From reverse mortgages to hybrid insurance policies, here are some avenues available to people who can’t afford the care they need.


If you have significant equity in your home and you’re at least 62 years old, a reverse mortgage can provide a helpful stream of income. A reverse mortgage is a loan or line of credit based on your home’s equity. You tap the equity now and pay the loan off when the home is sold.
“What most people do, especially in a situation like a long-term care issue — once they’re out of the house, you sell it and use the proceeds to pay it off,” says Nicholas Bunio, a certified financial planner in Downingtown, Pennsylvania.
A reverse mortgage has downsides — closing costs are expensive, similar to taking out a traditional mortgage, and you’ll leave less to heirs — but if you’re planning to receive home care or there’s a spouse still at home, it can be a solid option. (Once there’s no one living in the home for a year or more, the home must be sold to pay back the loan.)


If you have no major health issues, get quotes for long-term care insurance. Although experts recommend purchasing by age 65, you may be insurable up to age 79. Premiums can be pricey, but note that a semiprivate room in a nursing home costs more than $94,000 per year, according to the 2021 Cost of Care Survey by Genworth, an insurance company.
“In many cases, long-term care insurance is a lot less expensive than the actual cost of care,” says Michelle Gessner, a certified financial planner in Houston. “So $1 of premium gives you multiple dollars of benefits, and that’s not the case with paying for it out of pocket.”
Another option may be a permanent life insurance policy with a long-term care rider, often called a hybrid policy. Arrangements vary, but typically you can use some or all of your death benefit to pay for long-term care during your lifetime, and anything you don’t use will be paid to your estate when you die.
“People complain that they’re expensive,” Gessner says, but she points out that nursing home care can cost $6,000 to $7,000 a month (or more). “What I tell people is just get what you can afford,” she says. “It’s not all or nothing.”

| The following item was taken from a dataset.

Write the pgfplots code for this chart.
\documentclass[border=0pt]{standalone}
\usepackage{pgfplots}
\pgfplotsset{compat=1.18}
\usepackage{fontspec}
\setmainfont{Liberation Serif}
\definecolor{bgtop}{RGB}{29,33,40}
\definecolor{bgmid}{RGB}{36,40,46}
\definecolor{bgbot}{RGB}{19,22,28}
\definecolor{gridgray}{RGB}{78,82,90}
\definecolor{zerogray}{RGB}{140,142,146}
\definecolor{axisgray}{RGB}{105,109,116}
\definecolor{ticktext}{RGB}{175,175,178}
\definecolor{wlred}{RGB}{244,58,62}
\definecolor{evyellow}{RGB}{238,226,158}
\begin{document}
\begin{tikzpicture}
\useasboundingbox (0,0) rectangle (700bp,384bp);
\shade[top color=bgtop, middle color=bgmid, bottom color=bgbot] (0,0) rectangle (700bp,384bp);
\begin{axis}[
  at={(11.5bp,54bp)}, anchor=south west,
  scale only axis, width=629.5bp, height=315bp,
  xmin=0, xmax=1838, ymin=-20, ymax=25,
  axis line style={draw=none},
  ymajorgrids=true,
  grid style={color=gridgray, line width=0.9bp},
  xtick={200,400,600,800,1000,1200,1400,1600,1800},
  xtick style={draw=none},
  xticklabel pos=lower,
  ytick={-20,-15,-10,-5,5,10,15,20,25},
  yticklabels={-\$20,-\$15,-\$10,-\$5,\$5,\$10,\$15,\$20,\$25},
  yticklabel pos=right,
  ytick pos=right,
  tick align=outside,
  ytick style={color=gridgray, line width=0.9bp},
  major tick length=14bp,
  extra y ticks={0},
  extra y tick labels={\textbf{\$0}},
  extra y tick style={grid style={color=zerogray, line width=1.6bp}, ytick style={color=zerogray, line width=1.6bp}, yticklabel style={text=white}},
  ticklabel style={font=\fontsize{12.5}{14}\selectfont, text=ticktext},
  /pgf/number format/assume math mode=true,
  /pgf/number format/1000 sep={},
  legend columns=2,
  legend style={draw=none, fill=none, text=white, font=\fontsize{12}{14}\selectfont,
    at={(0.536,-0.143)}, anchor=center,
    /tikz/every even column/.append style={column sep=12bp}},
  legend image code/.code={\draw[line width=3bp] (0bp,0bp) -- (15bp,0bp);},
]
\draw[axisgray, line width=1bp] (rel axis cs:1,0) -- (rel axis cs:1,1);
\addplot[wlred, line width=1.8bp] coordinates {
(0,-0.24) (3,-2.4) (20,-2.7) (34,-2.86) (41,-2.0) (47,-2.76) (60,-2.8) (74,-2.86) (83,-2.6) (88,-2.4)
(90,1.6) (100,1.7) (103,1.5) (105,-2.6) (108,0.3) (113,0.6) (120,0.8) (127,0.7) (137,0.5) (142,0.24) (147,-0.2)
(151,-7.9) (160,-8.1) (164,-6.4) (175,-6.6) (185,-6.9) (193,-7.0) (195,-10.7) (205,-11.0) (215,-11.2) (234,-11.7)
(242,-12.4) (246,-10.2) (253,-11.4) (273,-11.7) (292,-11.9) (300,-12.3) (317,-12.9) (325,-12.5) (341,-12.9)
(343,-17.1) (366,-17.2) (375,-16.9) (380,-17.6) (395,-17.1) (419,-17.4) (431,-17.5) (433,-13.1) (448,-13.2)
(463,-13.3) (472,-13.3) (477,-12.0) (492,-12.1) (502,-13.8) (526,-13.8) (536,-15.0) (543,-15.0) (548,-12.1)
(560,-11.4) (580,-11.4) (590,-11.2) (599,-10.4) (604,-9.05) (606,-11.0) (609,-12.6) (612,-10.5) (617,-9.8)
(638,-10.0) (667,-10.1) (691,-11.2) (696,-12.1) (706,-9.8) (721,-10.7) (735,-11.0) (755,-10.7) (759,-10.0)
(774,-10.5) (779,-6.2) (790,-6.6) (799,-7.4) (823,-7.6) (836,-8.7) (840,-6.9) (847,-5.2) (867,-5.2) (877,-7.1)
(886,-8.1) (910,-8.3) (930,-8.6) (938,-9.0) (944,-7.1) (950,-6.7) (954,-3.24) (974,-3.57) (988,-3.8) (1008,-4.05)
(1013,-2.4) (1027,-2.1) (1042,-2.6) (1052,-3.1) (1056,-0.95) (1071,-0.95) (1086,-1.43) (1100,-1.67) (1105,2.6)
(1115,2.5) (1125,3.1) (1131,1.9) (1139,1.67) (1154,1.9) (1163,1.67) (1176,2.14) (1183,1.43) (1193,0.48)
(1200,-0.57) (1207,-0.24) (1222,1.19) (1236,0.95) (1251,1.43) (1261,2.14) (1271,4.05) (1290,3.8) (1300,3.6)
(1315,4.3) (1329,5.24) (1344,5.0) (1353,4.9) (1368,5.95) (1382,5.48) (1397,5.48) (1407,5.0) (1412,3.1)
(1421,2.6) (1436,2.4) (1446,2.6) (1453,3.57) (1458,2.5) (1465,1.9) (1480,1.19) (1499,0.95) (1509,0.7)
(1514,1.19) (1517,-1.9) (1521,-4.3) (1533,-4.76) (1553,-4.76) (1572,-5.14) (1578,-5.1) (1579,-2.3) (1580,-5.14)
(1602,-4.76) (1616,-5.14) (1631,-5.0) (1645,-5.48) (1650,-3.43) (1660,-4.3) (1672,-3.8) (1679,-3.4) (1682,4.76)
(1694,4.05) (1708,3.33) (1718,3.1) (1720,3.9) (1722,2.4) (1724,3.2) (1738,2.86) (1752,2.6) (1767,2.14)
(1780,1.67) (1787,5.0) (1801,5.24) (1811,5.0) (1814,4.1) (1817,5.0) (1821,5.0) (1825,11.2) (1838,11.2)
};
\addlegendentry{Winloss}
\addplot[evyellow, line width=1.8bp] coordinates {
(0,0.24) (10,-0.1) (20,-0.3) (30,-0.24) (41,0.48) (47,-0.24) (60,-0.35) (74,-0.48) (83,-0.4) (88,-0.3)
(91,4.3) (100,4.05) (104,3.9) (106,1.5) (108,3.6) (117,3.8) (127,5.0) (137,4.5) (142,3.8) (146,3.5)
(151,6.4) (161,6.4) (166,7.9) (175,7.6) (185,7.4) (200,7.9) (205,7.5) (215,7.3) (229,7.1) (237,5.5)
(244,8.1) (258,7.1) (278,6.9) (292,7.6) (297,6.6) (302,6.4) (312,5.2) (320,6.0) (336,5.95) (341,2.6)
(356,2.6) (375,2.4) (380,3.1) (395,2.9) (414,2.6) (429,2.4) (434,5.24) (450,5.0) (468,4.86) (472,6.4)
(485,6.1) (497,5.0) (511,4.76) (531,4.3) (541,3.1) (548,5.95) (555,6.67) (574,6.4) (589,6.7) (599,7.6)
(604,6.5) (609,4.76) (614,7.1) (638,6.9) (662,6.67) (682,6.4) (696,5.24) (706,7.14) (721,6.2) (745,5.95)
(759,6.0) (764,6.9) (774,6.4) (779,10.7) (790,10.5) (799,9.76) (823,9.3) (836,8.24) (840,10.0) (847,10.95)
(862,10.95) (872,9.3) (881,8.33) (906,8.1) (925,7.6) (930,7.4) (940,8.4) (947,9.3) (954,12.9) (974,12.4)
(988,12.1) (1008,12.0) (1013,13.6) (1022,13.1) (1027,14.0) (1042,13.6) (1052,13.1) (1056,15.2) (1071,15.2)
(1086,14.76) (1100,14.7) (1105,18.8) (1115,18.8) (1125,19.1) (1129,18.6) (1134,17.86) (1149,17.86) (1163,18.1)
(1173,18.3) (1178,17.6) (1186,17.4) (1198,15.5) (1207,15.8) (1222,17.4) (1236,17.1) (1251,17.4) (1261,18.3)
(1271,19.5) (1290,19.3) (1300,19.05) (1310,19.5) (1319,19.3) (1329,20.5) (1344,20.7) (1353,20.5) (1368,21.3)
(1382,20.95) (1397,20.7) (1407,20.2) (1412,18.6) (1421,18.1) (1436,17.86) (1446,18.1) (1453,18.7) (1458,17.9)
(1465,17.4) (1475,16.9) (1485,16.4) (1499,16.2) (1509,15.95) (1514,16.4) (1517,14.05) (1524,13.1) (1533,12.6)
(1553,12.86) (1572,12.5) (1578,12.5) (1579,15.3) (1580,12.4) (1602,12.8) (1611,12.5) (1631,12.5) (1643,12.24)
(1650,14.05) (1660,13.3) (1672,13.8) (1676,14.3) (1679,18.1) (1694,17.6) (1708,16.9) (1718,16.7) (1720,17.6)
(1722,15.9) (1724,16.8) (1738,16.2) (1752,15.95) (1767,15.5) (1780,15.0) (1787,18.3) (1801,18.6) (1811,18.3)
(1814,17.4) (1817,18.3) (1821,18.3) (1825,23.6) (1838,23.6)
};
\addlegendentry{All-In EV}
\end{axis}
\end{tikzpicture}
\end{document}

Some nursing homes or assisted living communities offer benevolent care, meaning they’ll take someone in who doesn’t have enough money to pay full freight or who can’t pay full price for long. When someone runs out of money, the benevolent fund covers the difference for as long as they need care. (They’ll typically collect Social Security and pension payments that may come in to help cover costs.)
“They can be a good alternative for people who think they won’t have enough financial assets,” says Diane Pearson, a certified financial planner in Wexford, Pennsylvania.
Benevolent care funds are often connected to faith-based communities. A search for faith-based facilities in your area might yield some options.

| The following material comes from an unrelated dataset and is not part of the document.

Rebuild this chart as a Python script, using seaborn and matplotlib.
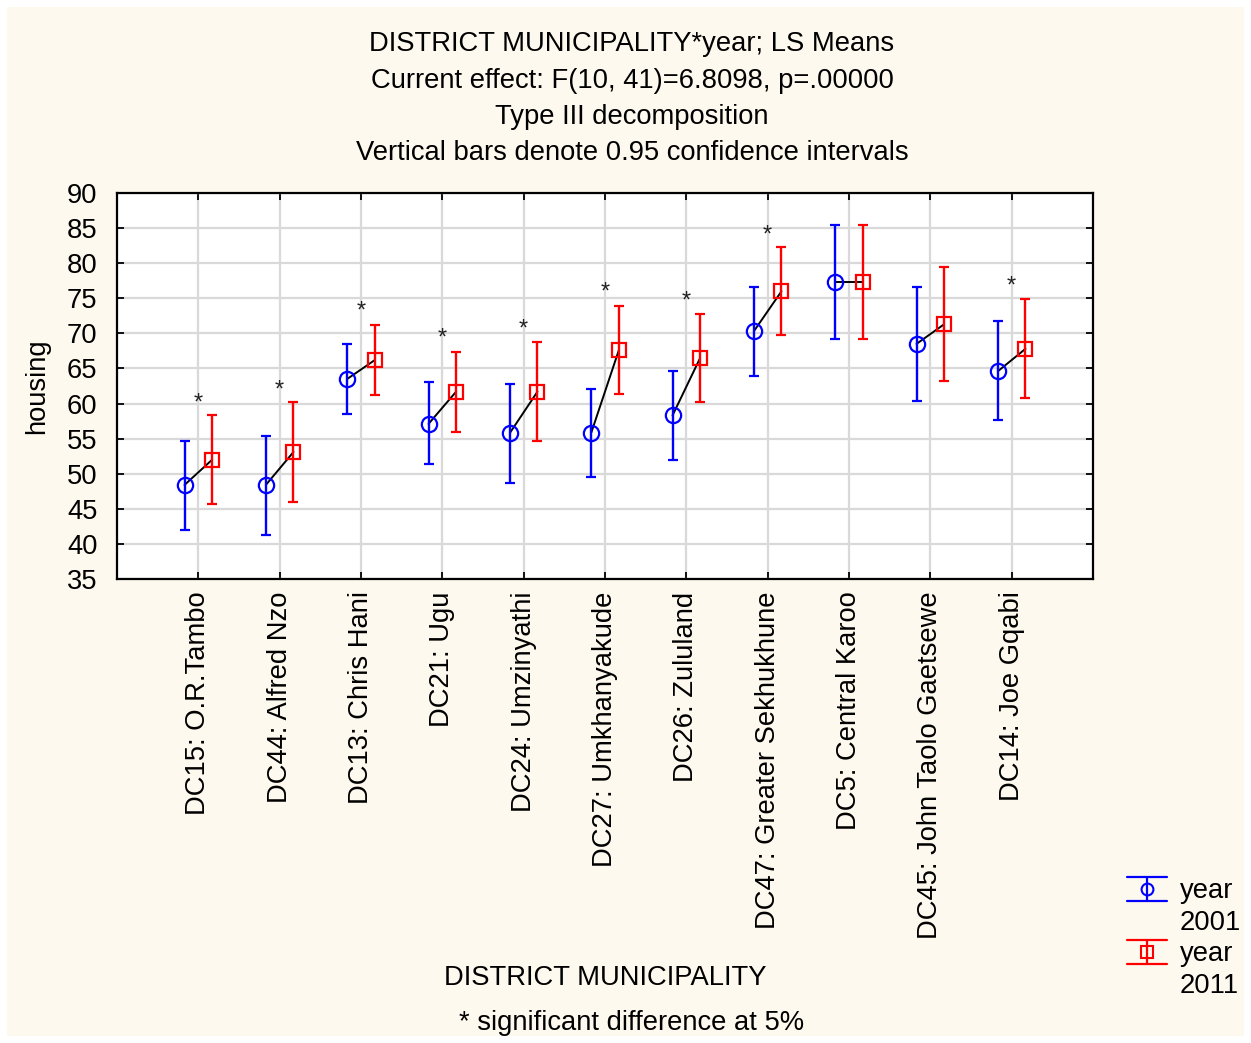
import numpy as np
import pandas as pd
import matplotlib
matplotlib.use("Agg")
import matplotlib.pyplot as plt
import seaborn as sns
from matplotlib.patches import Rectangle

categories = ["DC15: O.R.Tambo", "DC44: Alfred Nzo", "DC13: Chris Hani", "DC21: Ugu",
              "DC24: Umzinyathi", "DC27: Umkhanyakude", "DC26: Zululand",
              "DC47: Greater Sekhukhune", "DC5: Central Karoo",
              "DC45: John Taolo Gaetsewe", "DC14: Joe Gqabi"]
mean_2001 = [48.4, 48.4, 63.5, 57.1, 55.8, 55.8, 58.3, 70.3, 77.3, 68.5, 64.6]
low_2001 = [42.0, 41.3, 58.5, 51.4, 48.7, 49.5, 52.0, 63.9, 69.2, 60.3, 57.6]
high_2001 = [54.7, 55.4, 68.5, 63.0, 62.8, 62.1, 64.6, 76.6, 85.5, 76.6, 71.7]
mean_2011 = [52.0, 53.1, 66.2, 61.7, 61.7, 67.6, 66.5, 76.0, 77.3, 71.3, 67.8]
low_2011 = [45.7, 46.0, 61.2, 55.9, 54.7, 61.3, 60.2, 69.7, 69.2, 63.2, 60.8]
high_2011 = [58.3, 60.2, 71.2, 67.4, 68.7, 73.9, 72.8, 82.3, 85.5, 79.5, 74.9]
significant = [True, True, True, True, True, True, True, True, False, False, True]
star_y = [60.6, 62.5, 73.7, 69.8, 71.2, 76.4, 75.2, 84.6, None, None, 77.3]
years = ["2001", "2011"]

sns.set_style("white")
plt.rcParams['font.family'] = ['Liberation Sans', 'DejaVu Sans']
plt.rcParams.update({"text.color": "black", "axes.labelcolor": "black",
                     "xtick.color": "black", "ytick.color": "black"})

W, H = 1251, 1043
FS = 19.7
fig = plt.figure(figsize=(W / 100, H / 100), dpi=100, facecolor="white")
fig.patches.append(Rectangle((7 / W, 7 / H), (W - 14) / W, (H - 14) / H,
                             transform=fig.transFigure, facecolor="#FEF9EE",
                             edgecolor="none", zorder=-10))

ax = fig.add_axes([117 / W, 1 - 579 / H, (1093 - 117) / W, (579 - 193) / H])
ax.set_facecolor("white")

off = 0.17
x = np.arange(len(categories))
df = pd.DataFrame({
    "cat": np.tile(np.arange(len(categories)), 2),
    "year": np.repeat(years, len(categories)),
    "mean": mean_2001 + mean_2011,
})
df["xpos"] = df["cat"] + np.where(df["year"] == "2001", -off, off)

# connecting lines
sns.lineplot(data=df, x="xpos", y="mean", units="cat", estimator=None,
             color="black", linewidth=1.4, ax=ax, zorder=3, legend=False)

colors = {"2001": "#0000FF", "2011": "#FF0000"}
markers = {"2001": "o", "2011": "s"}
for yr, m, lo, hi in [("2001", mean_2001, low_2001, high_2001),
                      ("2011", mean_2011, low_2011, high_2011)]:
    m = np.array(m); lo = np.array(lo); hi = np.array(hi)
    xs = x + (-off if yr == "2001" else off)
    ax.errorbar(xs, m, yerr=[m - lo, hi - m], fmt=markers[yr], color=colors[yr],
                mfc="none", mec=colors[yr], ms=11 if yr == "2001" else 10.5,
                mew=1.6, elinewidth=1.7, capsize=3.5, capthick=1.7, zorder=4)

for i, (s, sy) in enumerate(zip(significant, star_y)):
    if s:
        ax.text(i, sy - 0.6, "*", ha="center", va="center", fontsize=17, color="#222222", zorder=5)

ax.set_xlim(-1, len(categories))
ax.set_ylim(35, 90)
ax.set_yticks(np.arange(35, 91, 5))
ax.set_xticks(x)
ax.set_xticklabels(categories, rotation=90, fontsize=FS)
ax.tick_params(axis="y", labelsize=FS)
ax.grid(True, color="#D9D9D9", linewidth=1.6)
ax.set_axisbelow(True)
for sp in ax.spines.values():
    sp.set_visible(True)
    sp.set_color("black")
    sp.set_linewidth(1.6)
ax.tick_params(direction="in", length=5, width=1.3, color="black",
               top=True, right=True, bottom=True, left=True)
ax.tick_params(axis="y", pad=14)
ax.tick_params(axis="x", pad=9)
ax.set_xlabel("")
ax.set_ylabel("housing", fontsize=FS, labelpad=12)

title_lines = ["DISTRICT MUNICIPALITY*year; LS Means",
               "Current effect: F(10, 41)=6.8098, p=.00000",
               "Type III decomposition",
               "Vertical bars denote 0.95 confidence intervals"]
for k, line in enumerate(title_lines):
    fig.text(632 / W, 1 - (44 + 36.5 * k) / H, line, ha="center", va="center", fontsize=FS)

fig.text(605 / W, 1 - 978 / H, "DISTRICT MUNICIPALITY", ha="center", va="center", fontsize=FS)
fig.text(632 / W, 1 - 1023 / H, "* significant difference at 5%", ha="center", va="center", fontsize=FS)

# legend drawn in an overlay axes with pixel coordinates
lax = fig.add_axes([0, 0, 1, 1], facecolor="none")
lax.set_xlim(0, W)
lax.set_ylim(H, 0)
lax.axis("off")
for yr, yc, mk in [("2001", 889, "o"), ("2011", 952, "s")]:
    c = colors[yr]
    lax.plot([1127, 1167], [yc - 12, yc - 12], color=c, lw=1.6)
    lax.plot([1127, 1167], [yc + 12, yc + 12], color=c, lw=1.6)
    lax.plot([1147, 1147], [yc - 12, yc + 12], color=c, lw=1.6)
    lax.plot([1147], [yc], marker=mk, ms=8.5 if mk == "o" else 8, mfc="none", mec=c, mew=1.5)
    lax.text(1180, yc + 2, "year", ha="left", va="center", fontsize=FS)
    lax.text(1180, yc + 34, yr, ha="left", va="center", fontsize=FS)

fig.savefig("out.png", dpi=100, facecolor=fig.get_facecolor())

If you have a life insurance policy and you’re considering letting it lapse or taking the cash value from it, a life settlement may be the better option. In a life settlement, a third party buys your insurance policy, and you typically receive between 5% and 25% of the value of the death benefit.
“There are investors out there who will basically make the premium payments on your behalf, but they keep the policy proceeds when you pass away,” says Christopher Lyman, a certified financial planner in Newtown, Pennsylvania. You might make this choice in a financial crisis. “The only reason you would do that is kind of like a last option,” he says.